Ayurveda expert, Dr Vara Yanamandra, recently wrote on Instagram, “Long before modern food storage solutions like fridges even existed, Ayurvedic sages had described how we can store food to keep it fresh.”
She adds, in Ayurveda, “specific utensils need to be used to store leftover food” to prevent it from going stale and off.
In an earlier Instagram post, Dr Yanamandra had said,” Eating food that is more than 24 hours old can invite digestive troubles and is not encouraged in Ayurveda.”
Though experts advise we should always try to consume fresh food to remain healthy, we often find that the excess food which is cooked or purchased during grocery shopping, goes directly into the refrigerator in either plastic or glass containers, to be consumed another time.
But according to Ayurveda experts, eating leftover food may impact digestion and increase doshas – translated as “that which can cause problems.”
Additionally, the process of reheating food after refrigerating leads to a depletion of nutritional value.
Therefore, experts advise not to consume leftover food that has been in the refrigerator for over 24 hours.
So, when it comes to storing food, Ayurveda has some specific guidelines which if followed can help to reduce the wastage of food.
Let’s take a look at Dr Yanamandra’s suggestions:
Cold drinks, juices, and syrups – These foods should always be stored in silver vessels due to the metal’s cooling nature – this helps to keep the liquids fresh for a longer time.
Agreeing with the Ayurveda expert, doctor Goyal is quoted as saying, “silverware is 100 per cent bacteria-free and also retains the freshness of the things stored in it.
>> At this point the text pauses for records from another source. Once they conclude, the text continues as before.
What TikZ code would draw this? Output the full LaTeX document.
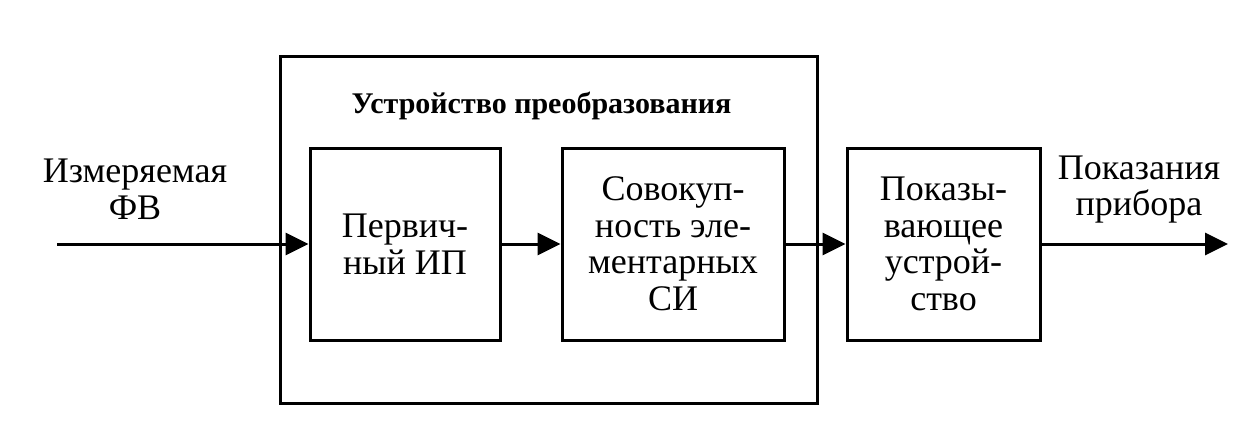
\documentclass[tikz,border=0pt]{standalone}
\usepackage{fontspec}
\setmainfont{Liberation Serif}
\usetikzlibrary{arrows.meta}
\newcommand\fsz{\fontsize{36}{36.5}\selectfont}
\begin{document}
\begin{tikzpicture}[x=1pt,y=-1pt,
  blk/.style={draw, line width=3pt, inner sep=0pt, align=center, font=\fsz},
  lbl/.style={inner sep=0pt, align=center, font=\fsz},
  arr/.style={line width=3pt, -{Triangle[length=23pt,width=22pt]}}]
\useasboundingbox (0,0) rectangle (1259,439);
\node[draw, line width=3pt, minimum width=537pt, minimum height=347pt, inner sep=0pt] (outer) at (548.5,229.5) {};
\node[font=\bfseries\fontsize{30}{33}\selectfont, anchor=base, inner sep=0pt] (title) at (541.5,113) {Устройство преобразования};
\node[blk, minimum width=190pt, minimum height=192pt] (b1) at (405,244) {Первич-\\ный ИП};
\node[blk, minimum width=222pt, minimum height=192pt] (b2) at (673,244) {Совокуп-\\ность эле-\\ментарных\\СИ};
\node[blk, minimum width=193pt, minimum height=192pt] (b3) at (943.5,244) {Показы-\\вающее\\устрой-\\ство};
\node[lbl] (inlbl) at (135,189.5) {Измеряемая\\ФВ};
\node[lbl] (outlbl) at (1139,189.5) {Показания\\прибора};
\coordinate (in) at (57,244);
\coordinate (out) at (1228,244);
\draw[arr] (in) -- (b1.west);
\draw[arr] (b1.east) -- (b2.west);
\draw[arr] (b2.east) -- (b3.west);
\draw[arr] (b3.east) -- (out);
\end{tikzpicture}
\end{document}
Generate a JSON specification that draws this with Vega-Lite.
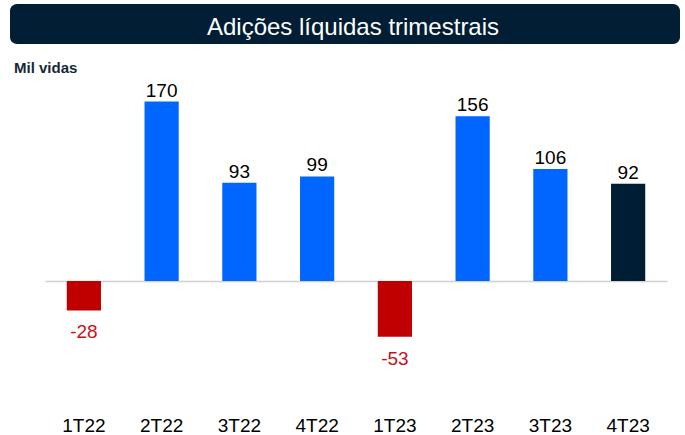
{
  "$schema": "https://vega.github.io/schema/vega-lite/v6.json",
  "autosize": {"type": "pad"},
  "padding": {"left": 10, "top": 4, "right": 5, "bottom": 0},
  "background": "white",
  "config": {
    "font": "Liberation Sans",
    "view": {"stroke": null},
    "concat": {"spacing": 16},
    "locale": {
      "number": {
        "decimal": ",",
        "thousands": ".",
        "grouping": [3],
        "currency": ["R$", ""],
        "minus": "-"
      }
    }
  },
  "center": false,
  "vconcat": [
    {
      "width": 670,
      "height": 40,
      "view": {"fill": "#011e34", "cornerRadius": 7, "stroke": null},
      "data": {"values": [{"titulo": "Adições líquidas trimestrais"}]},
      "mark": {"type": "text", "fontSize": 24, "color": "white", "dy": 4, "dx": 8},
      "encoding": {"text": {"field": "titulo", "type": "nominal"}}
    },
    {
      "title": {
        "text": "Mil vidas",
        "anchor": "start",
        "frame": "bounds",
        "fontSize": 15,
        "fontWeight": "bold",
        "color": "#15283a",
        "offset": 6,
        "dx": 4
      },
      "spacing": 0,
      "hconcat": [
        {
          "width": 35,
          "height": 306,
          "data": {"values": []},
          "mark": {"type": "text"},
          "encoding": {}
        },
        {
          "width": 622,
          "height": 306,
          "data": {
            "values": [
              {"trimestre": "1T22", "valor": -28},
              {"trimestre": "2T22", "valor": 170},
              {"trimestre": "3T22", "valor": 93},
              {"trimestre": "4T22", "valor": 99},
              {"trimestre": "1T23", "valor": -53},
              {"trimestre": "2T23", "valor": 156},
              {"trimestre": "3T23", "valor": 106},
              {"trimestre": "4T23", "valor": 92}
            ]
          },
          "encoding": {
            "x": {
              "field": "trimestre",
              "type": "nominal",
              "sort": null,
              "scale": {"paddingInner": 0.56, "paddingOuter": 0.28},
              "axis": {
                "title": null,
                "labelAngle": 0,
                "domain": false,
                "ticks": false,
                "tickSize": 0,
                "labelPadding": 19,
                "labelFontSize": 19,
                "labelColor": "#000000"
              }
            },
            "y": {
              "field": "valor",
              "type": "quantitative",
              "scale": {"domain": [-110, 180], "nice": false, "zero": true},
              "axis": {
                "title": null,
                "labels": false,
                "ticks": false,
                "domain": false,
                "grid": true,
                "values": [0],
                "gridColor": "#d0d0d0",
                "gridWidth": 1.5,
                "minExtent": 0,
                "maxExtent": 0
              }
            }
          },
          "layer": [
            {
              "mark": {"type": "bar"},
              "encoding": {
                "color": {
                  "condition": [
                    {"test": "datum.valor < 0", "value": "#c00000"},
                    {"test": "datum.trimestre === '4T23'", "value": "#001e33"}
                  ],
                  "value": "#0066ff"
                }
              }
            },
            {
              "transform": [{"filter": "datum.valor >= 0"}],
              "mark": {"type": "text", "baseline": "alphabetic", "dy": -5, "fontSize": 19, "color": "#000000"},
              "encoding": {"text": {"field": "valor", "type": "quantitative"}}
            },
            {
              "transform": [{"filter": "datum.valor < 0"}],
              "mark": {"type": "text", "baseline": "top", "dy": 13, "fontSize": 19, "color": "#c8101a"},
              "encoding": {"text": {"field": "valor", "type": "quantitative"}}
            }
          ]
        }
      ]
    }
  ]
}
It also does not react to acidic foods.”
Ghee – Ensure ghee is always stored in an iron vessel or jar.
Sour foods, cooked buttermilk, and sauces should be stored in stone vessels. This is because stone does not react with sour foods, unlike metals.
Pickles, syrups, and wines should preferably be put away in vessels made of rock, glass, or crystals and never in any vessel made of iron.
Cooked meat – store this food always in silver vessels.
Fruits and snacks can be wrapped in fresh leaves before keeping them away for later consumption.
Water – Copper, brass, silver, and earthen vessels are ideal for storing water.
“Silver, brass, and copper have anti-microbial properties and prevent the body from water-borne diseases such as cholera, typhoid, dysentery, and hepatitis,” said Dr Goyal.
Writing about leftover food in an earlier Instagram post, Dr Yanamandra said, “It is advised that we should reheat it till it is steaming hot. The problem with this practice is it destroys any essential nutrients like vitamins. She further adds “that eating fresh food nourishes Prana and boosts Jatharagni. While it is convenient for some of us. It is not a great practice for your overall health. There is a risk of food poisoning if handled wrong.”
In Ayurveda, Prana refers to ‘the life force’ while Jatharagni refers to the digestive fire in the body.